Apache Lucene & Solr 3.5.0

by Chris MaleDecember 14, 2011

Just a little over two weeks ago Apache Lucene and Solr 3.5.0 were released.  The released artifacts can be found here and here respectively.  As part of the Lucene project’s effort to do regular releases, 3.5.0 is another solid release providing a handful of new features and bugs.  The following is a review of the release, focusing on some changes which I in particular found of interest.

Apache Lucene 3.5.0

Lucene 3.5.0 has a number of very important fixes and changes to both its core index management and userland APIs:

  • LUCENE-2205: Internally Lucene manages a dictionary of terms in its index which is heavily optimized for quick access. However the dictionary can consume a lot of memory, especially when the index holds millions/billions of unique terms. LUCENE-2205 considerably reduces (3-5x) this memory consumption through a rewrite of the datastructures and classes used to maintain and interact with the dictionary.
  • LUCENE-2215: Strangely enough, despite being one common usercases, Lucene has never provided an easy and efficient use for the deep paging API. Instead users have had to use the existing TopDocs driven API which is very inefficient when used with large offsets, or have had to roll their own Collector. LUCENE-2215 addresses this limitation by adding searchAfter methods to IndexSearcher which will efficiently find results that come ‘after’ a provided document in result sets.
  • LUCENE-3454: As discussed here, Lucene’s optimize index management operation has been renamed to forceMerge to clarify the common misunderstanding that the operation is vital. Some users had considered it so vital that they optimized after each document was added. Since 3.5.0 is a minor release, IndexWriter.optimize() has only been deprecated however it has been removed from Lucene’s trunk therefore it is recommended that users move over to forceMerge where appropriate.
  • LUCENE-3445, LUCENE-3486: As part of the effort to provide userland classes with easy to use APIs for managing and interacting Lucene indexes, LUCENE-3445 adds a SearchManager which handles the boilerplate code so often written to manager IndexSearchers across threads and reopens of underlying IndexReaders. LUCENE-3486 goes one step further by adding a SearcherLifetimeManager which provides an easy-to-use API for ensuring that users uses the same IndexSearcher as they ‘drill-down’ or page through results. Interacting with a new IndexSearcher during paging can mean the order of results will change resulting in a confusing user experience.
  • LUCENE-3426: When using NGrams (for the term “ABCD”, the NGrams could be “AB, “BC”, “CD”) and PhraseQuerys, the Queries can be optimized by removing any redundant terms (the PhraseQuery “AB BC CD” can be reduced to “AB CD”). LUCENE-3426 provides a new NGramPhraseQuery which does such optimizations, where possible, on Query rewrite. The benefits, a 30-50% performance improvement in some cases, especially beneficial for CJK users, where NGrams are prevalent.

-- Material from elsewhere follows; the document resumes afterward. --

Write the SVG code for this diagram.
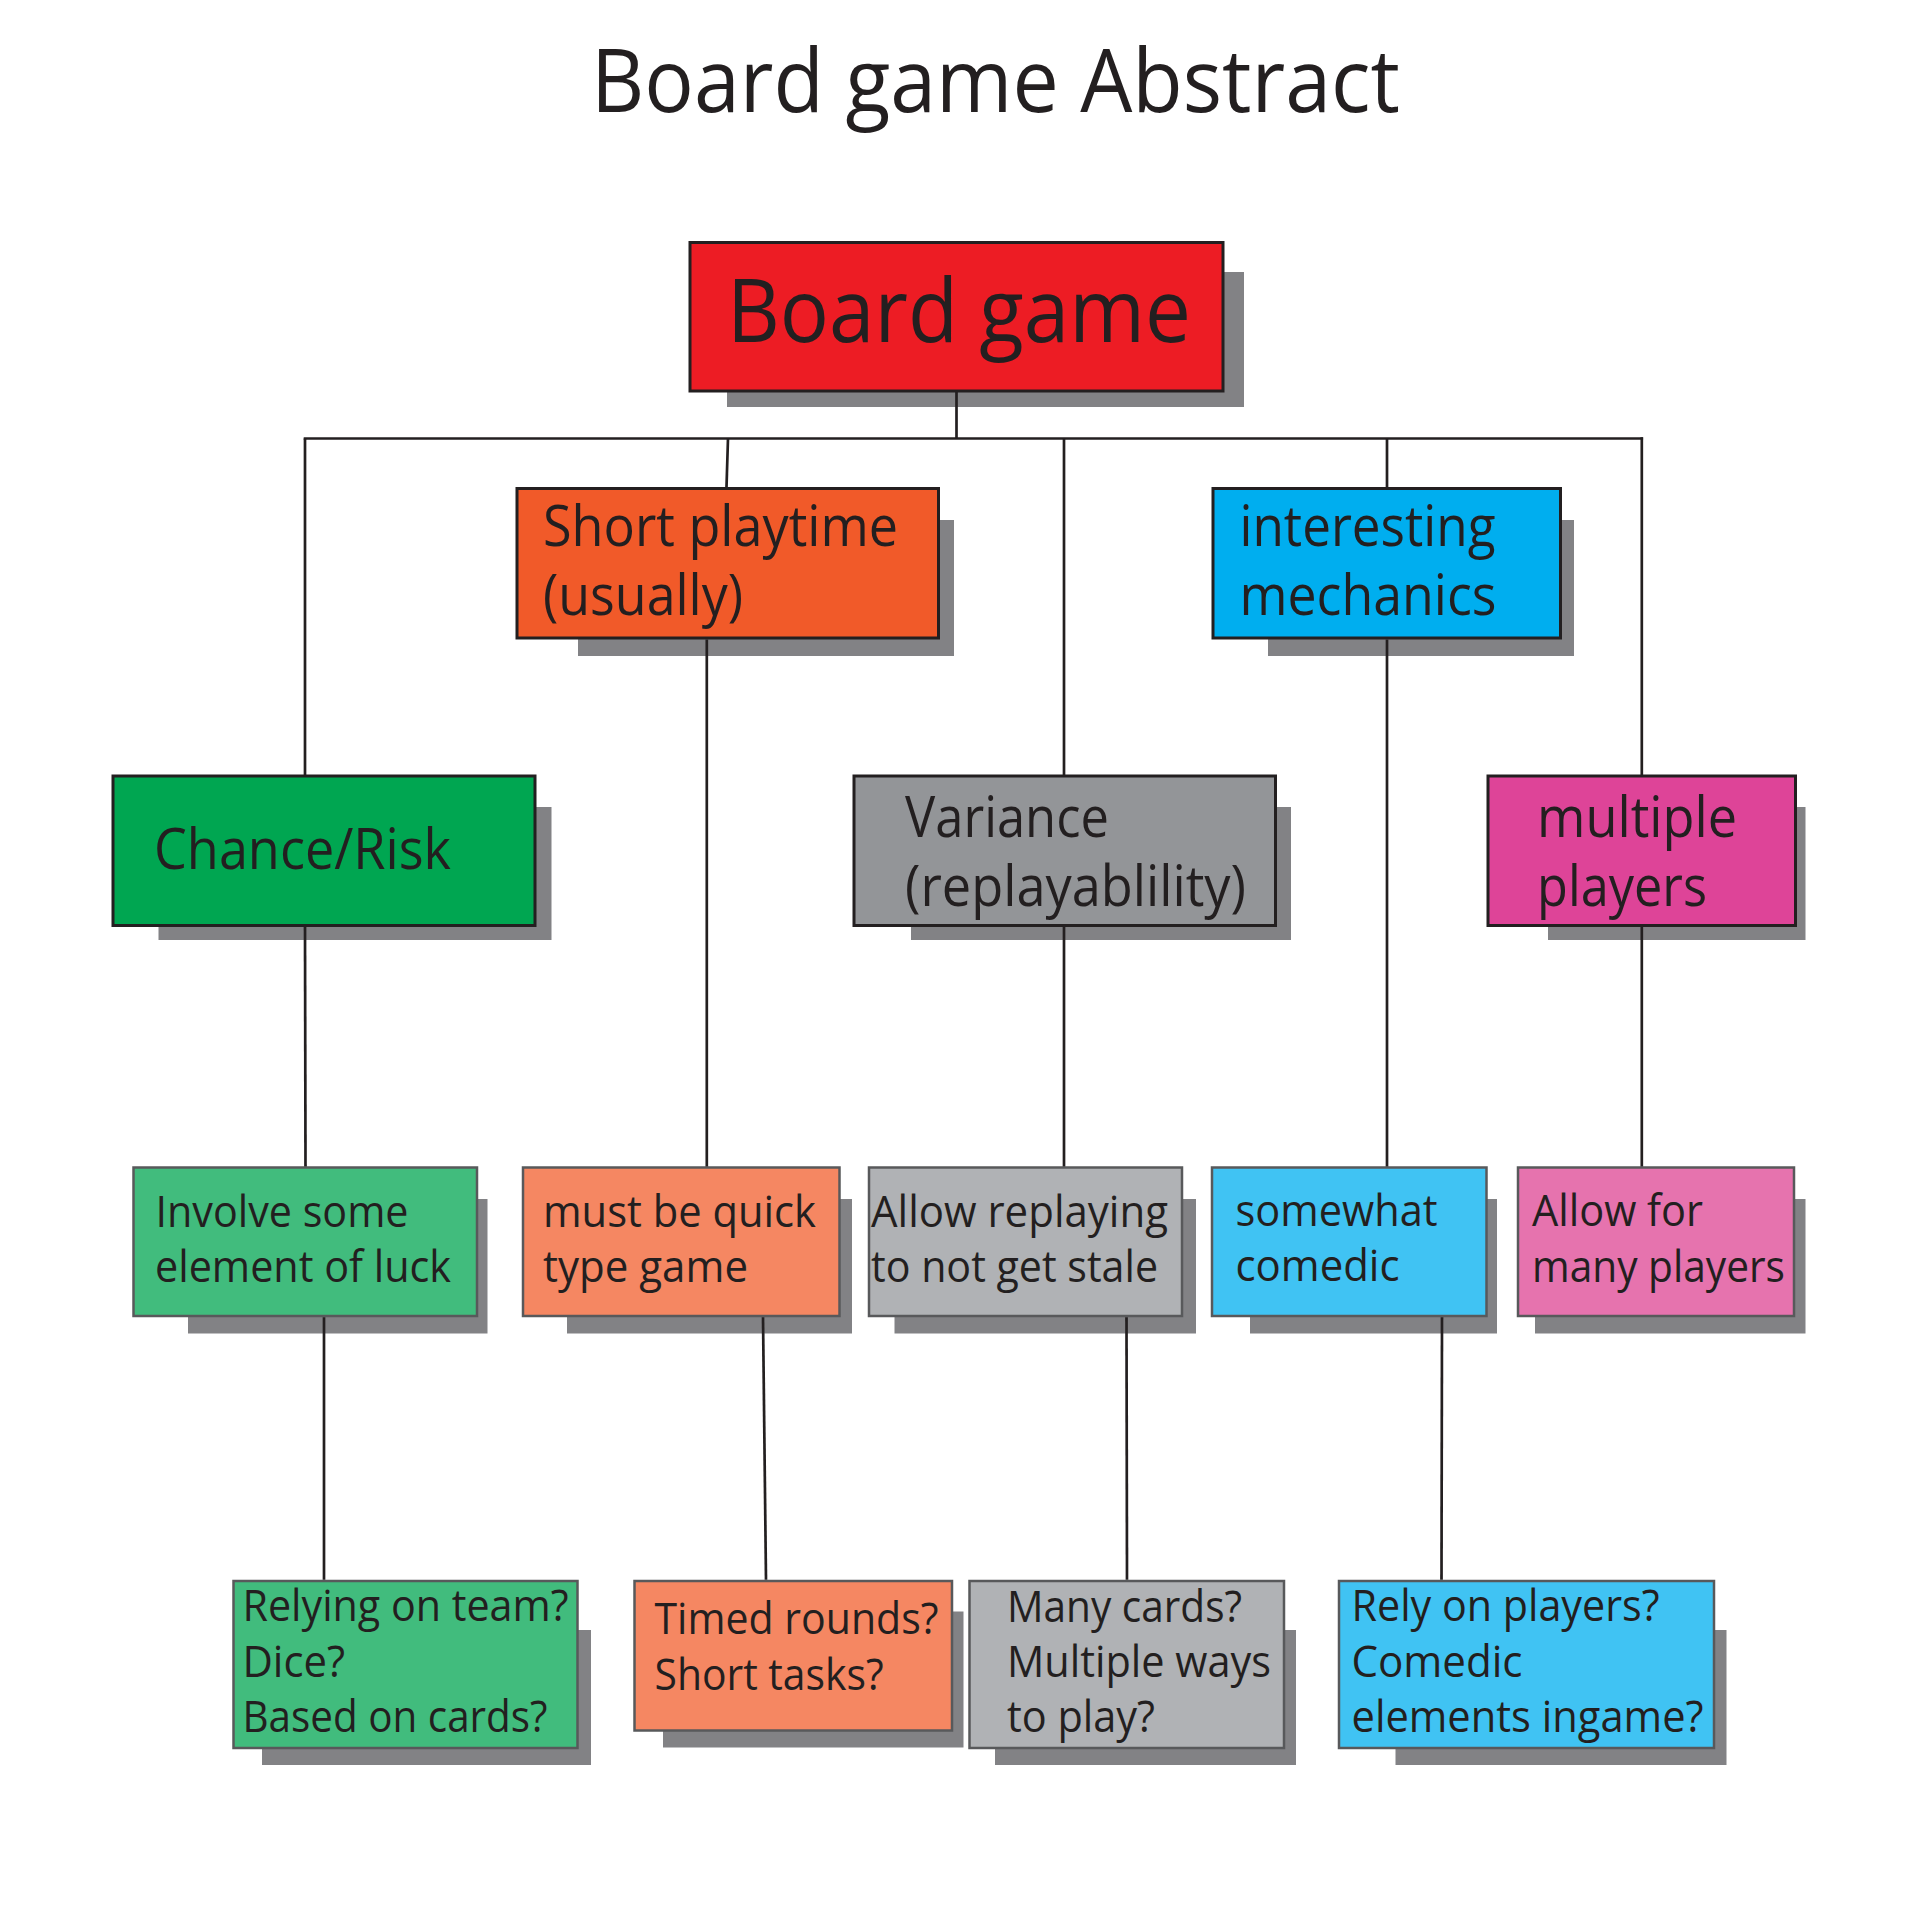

Lucene 3.5.0 of course contains many smaller changes and bug fixes.  See here for full information about the release.

Apache Solr 3.5.0

Benefiting considerably from Lucene 3.5.0, Solr 3.5.0 also contains a handful of useful changes:

  • SOLR-2066: Continuing to be one of Solr’s most sought after features, the power and flexibility of result grouping continues with SOLR-2066 which adds distributed grouping support. Although coming at a cost of 3 round trips to each shard, SOLR-2066 all but closes the book on what was once considered an extremely difficult feature to add to Solr and sets Solr apart from search system alternatives.
  • SOLR-1979: When creating a multi-lingual search system, it is often useful to be able to identify the language of a document as it comes into the system. SOLR-1979 adds out-of-box support for this to Solr by adding a langid Solr module containing a LanguageIdentifierUpdateProcessor which leverages Apache Tika’s language detection abilities. In addition to being able to identify which language a document is, the UpdateProcessor can map data into language specific fields, a common way of supporting documents of different languages in a multi-lingual search system.
  • SOLR-2881: Is all about sorting Documents with missing values in a field (known as sortMissingLast) improved in Lucene’s trunk and 3x branch, support for using sortMissingLast with Solr’s Trie fields has been added. Consequently it is now possible to control whether those Documents with no value in a Trie field appear first or last when sorted.
  • SOLR-2769: Solr users are now able to use Hunspell for Lucene through the HunspellStemFilterFactory. The factory allows the affix and multiple dictionary files to be specified, allowing Solr users to use some of the over 100 Hunspell dictionaries used in projects like OpenOffice and Mozilla Firefox in their analysis chain. Very useful for users having to support rarely used languages.

Solr 3.5.0 also contains many smaller fixes and changes.  See the CHANGES.txt for full information about the release.

Lucene & Solr 3.6.0?

With changes still being made to the 3x branch of both Lucene and Solr, and the release of Lucene and Solr 4 it is very likely that 3.6.0 will be released in a couple of months time.